The leader of the host nation of G20 admitted that it was “but natural that discussions” would be affected by the geopolitical tensions”.

“However, as the leading economies of the world, we also have a responsibility towards those who are not in this room. The world looks upon the G20 to ease the challenges of growth,” he added.

Urging the members to deliver “concrete results”, Mr Modi said G20 has the capacity to build consensus.

“We should not allow issues that we cannot resolve together to come in the way of those we can,” he said.

He asked the leaders to focus on what united the world and not what divided it.

“I am sure that today’s meeting will be ambitious, inclusive, action-oriented, and will rise above differences,” he concluded.

Mr Modi’s comments were an apparent reference to a consensus of foreign ministers at the end of the two-day foreign ministers’ meeting to forge a joint statement.
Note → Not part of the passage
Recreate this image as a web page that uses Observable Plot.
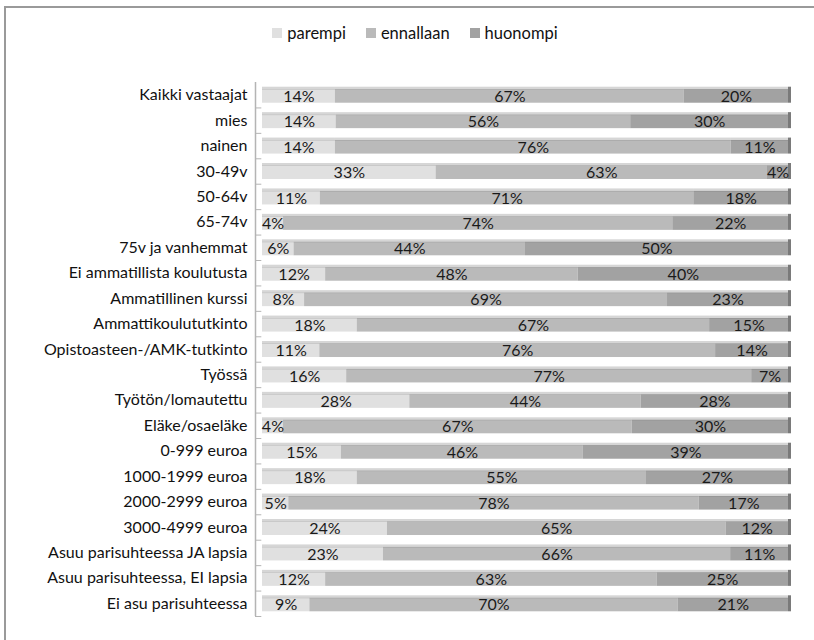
<!DOCTYPE html>
<html>
<head>
<meta charset="utf-8">
<script src="https://cdn.jsdelivr.net/npm/d3@7"></script>
<script src="https://cdn.jsdelivr.net/npm/@observablehq/plot@0.6"></script>
<style>
  html, body { margin: 0; padding: 0; overflow: hidden; }
  body { background: #fff; font-family: Lato, sans-serif; position: relative; width: 814px; height: 640px; }
  #frame { position: absolute; left: 4px; top: 6px; width: 900px; height: 700px; border-top: 2px solid #9a9a9a; border-left: 2px solid #9a9a9a; border-right: none; border-bottom: none; pointer-events: none; }
  #legend { height: 60px; display: flex; justify-content: center; align-items: flex-start; padding-top: 23px; box-sizing: border-box; padding-left: 16px; font-size: 16.5px; color: #111; }
  #legend .item { display: flex; align-items: center; margin: 0 10px; }
  #legend .sw { width: 10px; height: 10px; margin-right: 5px; }
  #chart svg { display: block; }
</style>
</head>
<body>
<div id="frame"></div>
<div id="legend"></div>
<div id="chart"></div>
<script>
const groups = ["Kaikki vastaajat","mies","nainen","30-49v","50-64v","65-74v","75v ja vanhemmat","Ei ammatillista koulutusta","Ammatillinen kurssi","Ammattikoulututkinto","Opistoasteen-/AMK-tutkinto","Työssä","Työtön/lomautettu","Eläke/osaeläke","0-999 euroa","1000-1999 euroa","2000-2999 euroa","3000-4999 euroa","Asuu parisuhteessa JA lapsia","Asuu parisuhteessa, EI lapsia","Ei asu parisuhteessa"];
const categories = ["parempi","ennallaan","huonompi"];
const parempi   = [14,14,14,33,11,4,6,12,8,18,11,16,28,4,15,18,5,24,23,12,9];
const ennallaan = [67,56,76,63,71,74,44,48,69,67,76,77,44,67,46,55,78,65,66,63,70];
const huonompi  = [20,30,11,4,18,22,50,40,23,15,14,7,28,30,39,27,17,12,11,25,21];
const colors = ["#e0e0e0","#bababa","#a2a2a2"];

const series = [parempi, ennallaan, huonompi];
const data = [];
groups.forEach((g, i) => categories.forEach((c, j) => data.push({group: g, category: c, value: series[j][i]})));

// legend
const legend = document.getElementById("legend");
categories.forEach((c, j) => {
  const it = document.createElement("div"); it.className = "item";
  const sw = document.createElement("div"); sw.className = "sw"; sw.style.background = colors[j];
  const tx = document.createElement("span"); tx.textContent = c;
  it.appendChild(sw); it.appendChild(tx); legend.appendChild(it);
});

const H = 580, mt = 22, mb = 24;
const step = (H - mt - mb) / groups.length;
const pin = 0.37;
const bw = step * (1 - pin);

const stackOpts = (extra) => Plot.stackX({x: "value", y: "group", z: "category", offset: "normalize", ...extra});

const chart = Plot.plot({
  width: 814,
  height: H,
  marginTop: mt,
  marginBottom: mb,
  marginLeft: 262,
  marginRight: 26,
  style: {fontFamily: "Lato, sans-serif", fontSize: "16px", color: "#111", background: "transparent"},
  x: {domain: [0, 1], axis: null},
  y: {domain: groups, round: false, paddingInner: pin, paddingOuter: pin / 2, label: null, tickSize: 0, tickPadding: 15},
  color: {domain: categories, range: colors},
  marks: [
    Plot.ruleX([0], {stroke: "#b4b4b4", strokeWidth: 1.5, dx: -7}),
    Plot.ruleY(groups, {y: d => d, x1: 0, x2: 0.012, dx: -7, dy: step / 2, stroke: "#b4b4b4"}),
    Plot.barX(data, stackOpts({fill: "category", insetTop: 2.5})),
    Plot.barX(data, stackOpts({fill: "#000", fillOpacity: 0.16, insetBottom: bw - 3})),
    Plot.tickX(groups, {x: () => 1, y: d => d, stroke: "#7a7a7a", strokeWidth: 3, dx: 1}),
    Plot.text(data, stackOpts({text: d => d.value + "%", fill: "#1a1a1a", fontSize: 16, dy: 1.5}))
  ]
});
document.getElementById("chart").appendChild(chart);
</script>
</body>
</html>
However, analysts have said it is highly unlikely that there would be enough common ground to deliver that.

The Indian government is aspiring to become the voice of developing nations, referred to as the global south by hosting a successful G20 amid unapparelled multidimensional challenges of economic crises and geopolitical tensions in the world.

It is to be seen if India would be able to persuade the foreign ministers to agree to draw up a joint statement and avoid the repeat of the finance ministers meeting in Bengaluru when policymakers failed to deliver a joint communique.

Delhi became the diplomatic capital of the world as the foreign ministers and delegates were welcomed by life-sized billboards of Mr Modi proclaiming India as the “mother of democracy”.

The second ministerial meeting has put US secretary of state Antony Blinken, Chinese foreign minister Qin Gang and their Russian counterpart Sergey Lavrov in the same room for the first time since the G20 summit in Bali, Indonesia, in 2022.

Mr Lavrov is expected to condemn the “destructive policy” of the United States and its allies as the year-long Russian war in Ukraine casts a shadow over the summit.

Mr Blinken, who arrived in Delhi on Wednesday night from his tour in Kazakhstan and Uzbekistan, said he had no plans to meet with them individually but expected to see them in group settings.

The meeting, which is expected to set the tone for the leaders’ summit in September, is particularly crucial for India’s hopes to leverage its position on the global stage. It is important also to Mr Modi as its presidency will conclude at the significant time when the 2024 elections commence.